Nous sommes en 1888, et Dracula n'est pas, comme voudrait le faire croire le roman de Bram Stoker, mort sous les coups de Van Helsing et ses complices. Non, il a, comme il le souhaitait ardemment, entamé son emprise sur sur l'Empire britannique en séduisant la reine Victoria, pour devenir le prince consort. De fait les vampires ne sont plus des hors-la-loi, et ceux qui ont été transformés par Vlad Tepes ou d'autres Anciens ont investi les différentes strates de la société britannique. Parallèlement des prostituées non-mortes sont retrouvées égorgées dans le quartier chaud de Whitechapel, à Londres. D'abord surnommé Scalpel d'argent, le tueur se fait bientôt surnommer Jack l'Eventreur. Scotland Yard est sur les dents (ahah !), mais ce sont deux enquêteurs des services secrets britanniques, Charles Beauregard et Geneviève Dieudonné (une vampire très ancienne) qui vont mener les investigations.

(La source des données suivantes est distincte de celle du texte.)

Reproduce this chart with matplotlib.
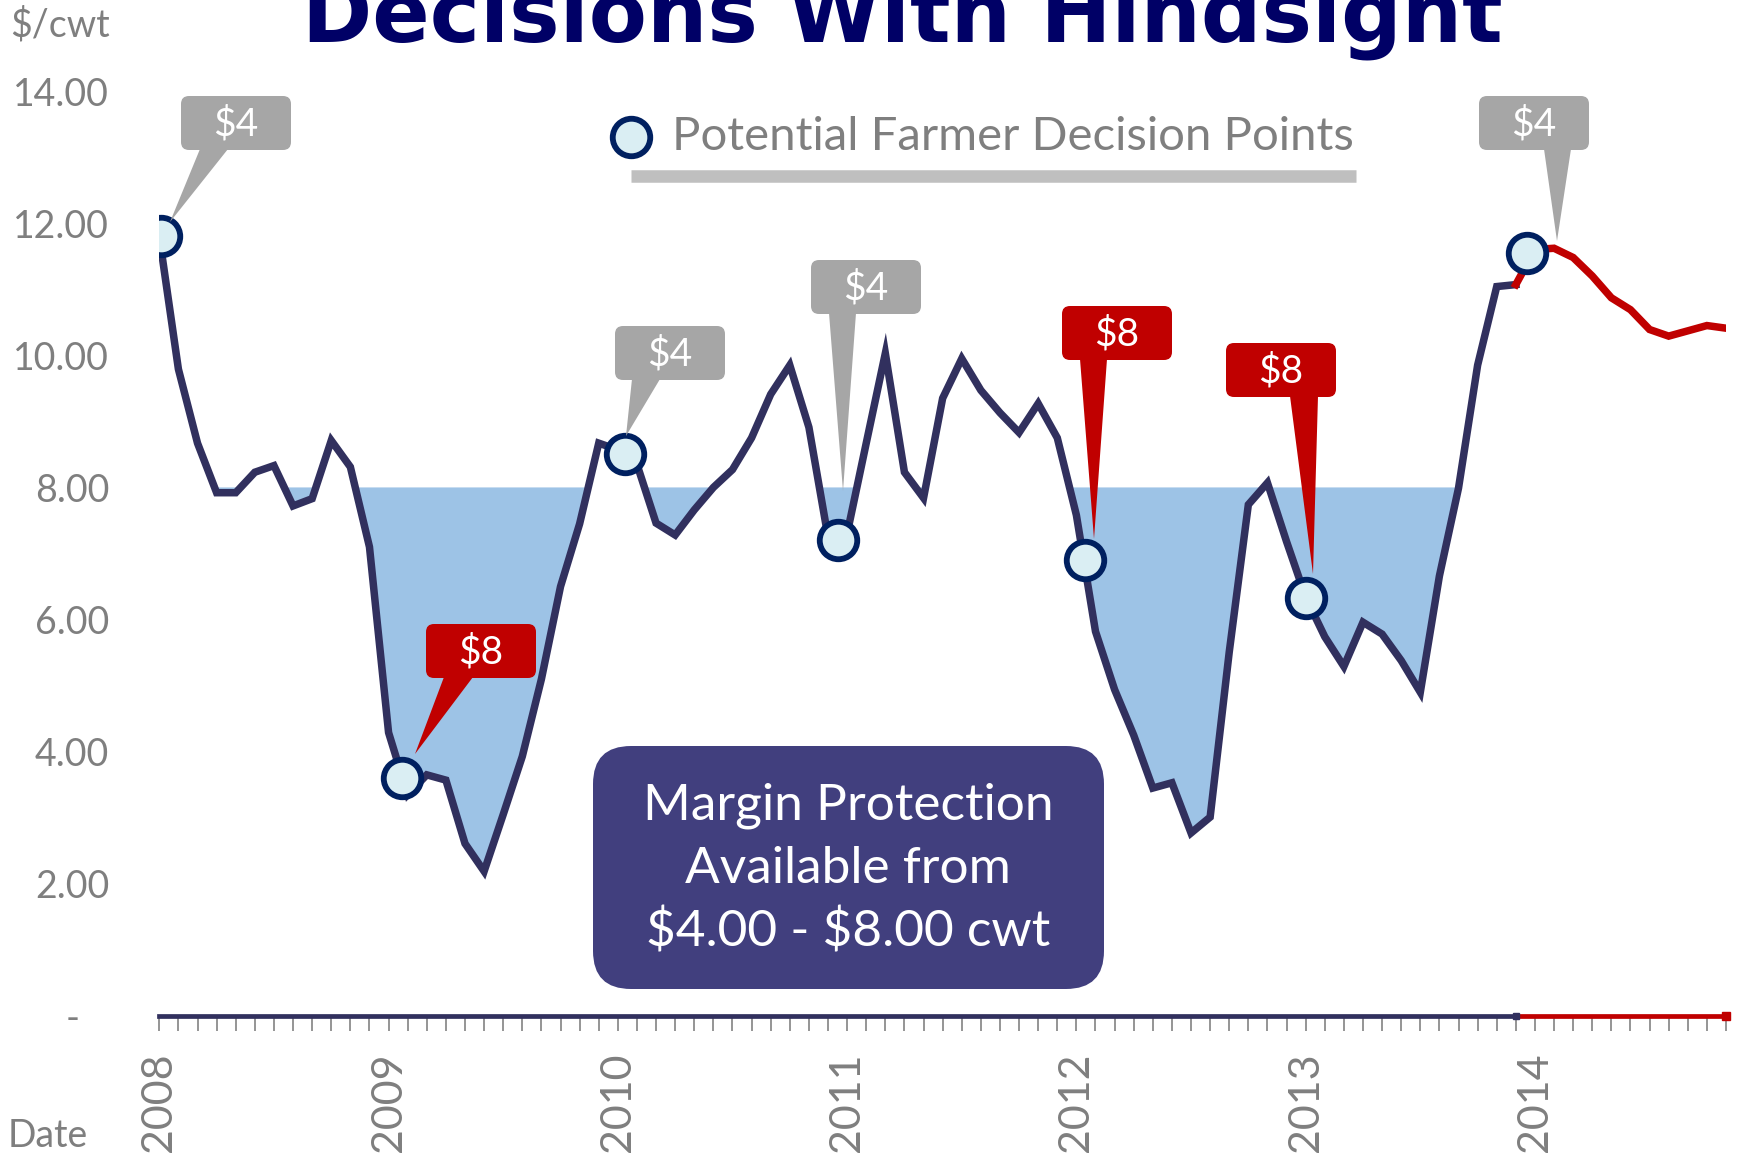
import matplotlib.pyplot as plt
import numpy as np
from matplotlib.patches import FancyBboxPatch, Polygon
from matplotlib.transforms import Affine2D

plt.rcParams['font.family'] = ['Lato', 'DejaVu Sans']

# monthly margin, Jan 2008 = month 0
hist_values = [11.80, 9.79, 8.67, 7.92, 7.92, 8.23, 8.33, 7.72, 7.83, 8.71, 8.31, 7.10,
               4.29, 3.35, 3.65, 3.57, 2.61, 2.19, 3.05, 3.93, 5.10, 6.50, 7.45, 8.67,
               8.57, 8.35, 7.46, 7.28, 7.66, 8.00, 8.27, 8.75, 9.41, 9.85, 8.91, 7.25,
               7.30, 8.67, 10.03, 8.23, 7.84, 9.35, 9.95, 9.47, 9.13, 8.83, 9.27, 8.75,
               7.58, 5.82, 4.94, 4.25, 3.45, 3.53, 2.77, 3.01, 5.51, 7.74, 8.07, 7.18,
               6.34, 5.74, 5.29, 5.96, 5.78, 5.38, 4.90, 6.66, 7.99, 9.85, 11.04, 11.07]
# futures based projection, starts at last historical month
forecast_values = [11.07, 11.60, 11.62, 11.48, 11.20, 10.87, 10.69, 10.39, 10.29,
                   10.37, 10.45, 10.41]

decision_months = [0.1, 12.7, 24.35, 35.5, 48.45, 60.0, 71.6]
decision_values = [11.8, 3.6, 8.5, 7.2, 6.9, 6.32, 11.55]

years = [2008, 2009, 2010, 2011, 2012, 2013, 2014]
protection_top = 8.0

# callouts: label, colour, box centre (px from top-left), pointer base offsets, tip
callouts = [
    ('$4', '#A6A6A6', (236, 123), (-36, -8), (170, 222)),
    ('$8', '#C00000', (481, 651), (-37, -8), (415, 754)),
    ('$4', '#A6A6A6', (670, 353), (-38, -10), (626, 436)),
    ('$4', '#A6A6A6', (866, 287), (-37, -10), (843, 491)),
    ('$8', '#C00000', (1117, 333), (-37, -10), (1094, 539)),
    ('$8', '#C00000', (1281, 370), (9, 37), (1313, 574)),
    ('$4', '#A6A6A6', (1534, 123), (10, 37), (1557, 241)),
]

W, H = 1743, 1161
fig = plt.figure(figsize=(W / 100, H / 100), dpi=100)
ax = fig.add_axes([159.3 / W, 1 - 1016 / H, (1726 - 159.3) / W, (1016 - 91) / H])
px = Affine2D().scale(1, -1).translate(0, H)  # pixel coords, origin top-left

hist_m = np.arange(len(hist_values))
fc_m = np.arange(len(forecast_values)) + len(hist_values) - 1
hv = np.array(hist_values)

navy = '#31305E'
red = '#C00000'
gray = '#7F7F7F'

ax.fill_between(hist_m, hv, protection_top, where=hv < protection_top,
                interpolate=True, color='#9DC3E6', lw=0, zorder=1)
ax.plot(hist_m, hv, color=navy, lw=5.4, solid_joinstyle='miter', zorder=3)
ax.plot(fc_m, forecast_values, color=red, lw=5.4, solid_joinstyle='miter', zorder=3)
ax.plot(hist_m, np.zeros(len(hist_m)), color=navy, lw=3.4, clip_on=False, zorder=4)
ax.plot(fc_m, np.zeros(len(fc_m)), color=red, lw=3.4, clip_on=False, zorder=4)
ax.plot(hist_m[-1:], [0], 's', color=navy, ms=5, clip_on=False, zorder=4)
ax.plot(fc_m[-1:], [0], 's', color=red, ms=6, clip_on=False, zorder=4)
ax.plot(decision_months, decision_values, 'o', ms=27, mfc='#DAEEF3', mec='#002060',
        mew=4.2, zorder=6)

ax.set_xlim(0, fc_m[-1])
ax.set_ylim(0, 14)
for s in ['top', 'right', 'left']:
    ax.spines[s].set_visible(False)
ax.spines['bottom'].set_color('#A0A0A0')
ax.spines['bottom'].set_linewidth(1)

ax.set_yticks(np.arange(0, 15, 2))
ax.set_yticklabels(['-   ' if v == 0 else f'{v:.2f}' for v in np.arange(0, 15, 2)])
ax.tick_params(axis='y', length=0, pad=36, labelsize=27, labelcolor=gray)

ax.set_xticks([12 * i for i in range(len(years))])
ax.set_xticks(np.arange(0, fc_m[-1] + 1), minor=True)
ax.set_xticklabels([str(y) for y in years], rotation=90, va='top', ha='center')
ax.tick_params(axis='x', which='both', length=11, width=1.3, color='#8C8C8C',
               direction='out')
ax.tick_params(axis='x', which='major', pad=15, labelsize=31, labelcolor=gray)

fig.text(10, 25, '$/cwt', transform=px, fontsize=27, color=gray, va='center',
         parse_math=False)
fig.text(8, 1136, 'Date', transform=px, fontsize=27, color=gray, va='center')

fig.text(902, 41, 'Decisions With Hindsight', transform=px, fontsize=61,
         fontweight='bold', family='DejaVu Sans', color='#000066',
         ha='center', va='baseline')

# legend
fig.lines.append(plt.Line2D([631], [137], marker='o', ms=27, mfc='#DAEEF3',
                            mec='#002060', mew=4.2, transform=px))
fig.text(672, 137, 'Potential Farmer Decision Points', transform=px, fontsize=34,
         color=gray, va='center', ha='left')
fig.lines.append(plt.Line2D([631, 1356], [176, 176], color='#BFBFBF', lw=9,
                            solid_capstyle='butt', transform=px))

# callouts
bw, bh = 110, 54
for label, col, (cx, cy), (b0, b1), tip in callouts:
    box = FancyBboxPatch((cx - bw / 2, cy - bh / 2), bw, bh,
                         boxstyle='round,pad=0,rounding_size=8',
                         transform=px, fc=col, ec='none', zorder=7)
    fig.patches.append(box)
    tri = Polygon([(cx + b0, cy + bh / 2 - 1), (cx + b1, cy + bh / 2 - 1), tip],
                  closed=True, transform=px, fc=col, ec='none', zorder=7)
    fig.patches.append(tri)
    fig.text(cx, cy + 1, label, transform=px, fontsize=28, color='white',
             ha='center', va='center', zorder=8, parse_math=False)

# text box
tb = FancyBboxPatch((593, 746), 511, 243, boxstyle='round,pad=0,rounding_size=38',
                    transform=px, fc='#413F7E', ec='none', zorder=5)
fig.patches.append(tb)
fig.text(848, 869, 'Margin Protection\nAvailable from\n$4.00 - $8.00 cwt',
         transform=px, fontsize=37, color='white', ha='center', va='center',
         linespacing=1.45, zorder=6, parse_math=False)

fig.savefig('out.png', dpi=100)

Après avoir écrit une nouvelle plaçant le mythe draculéen dans le contexte de Whitechapel, Kim Newman, grand auteur britannique (amli avec Neil Gaiman, notamment) a écrit un long roman (500 pages en poche) sur le sujet, en convoquant aussi bien des figures historiques (la reine Victoria, Oscar Wilde) que des personnages plus ou moins connus de la littérature vampirique (Lord Ruthven, Carmilla, Varney...), tout en les intégrant à une figure historique toujours nimbée de mystère qui a largement entretenu l'imaginaire colelctif, à savoir Jack l'Eventreur. Une rencontre des titans victoriens, en somme.
Le résultat est un roman policier de haut niveau, placé dans les brumes inquiétantes de la Londres d'il y a un siècle, avec des personnages nombreux et hauts en couleurs, tout en donnant un incroyable os -à moëlle- à ronger aux amateurs de littérature dentue, et pas seulement parce que nombre de personnages du chef d'oeuvre de Stoker sont présents. L'écriture est de grande qualité, tandis que le rythme du roman est parfaitement maîtrisé, entre fulgurances de l'action et périodes plus calmes, propices à l'introspection ou aux instants intimes.
Sorti en 1992, cet Anno Dracula est le premier violet d'une trilogie consacrée au héros de Stoker, mais peut se lire indépendamment. Pour cette troisième édition, sortie en 2001, l'auteur s'est repenché sur son manuscrit, y a apporté de menues corrections, mais y a surtout intégré d'incroyables bonus (150 pages tout de même), avec des annotations sur l'ensemble de son roman, une postface relatant la genèse de celui-ci, une fin alternative (tirée de la nouvelle originale), des extraits du scénario écrit par Newman lui-même dans l'optique d'un film (qui n'a jamais vu le jour), un article de Newman sur la thèse de Dracula en Jack l'Eventreur dans une revue consacrée au tueur en série de Whitechapel, et une nouvelle faisant se rencontrer le Comte et une innovation technologique majeure, qui est cohérente avec le roman de Stoker et prend tout à fait sa place dans l'univers d'Anno Dracula...
Un livre précieux et précis. Une perle. Une référence.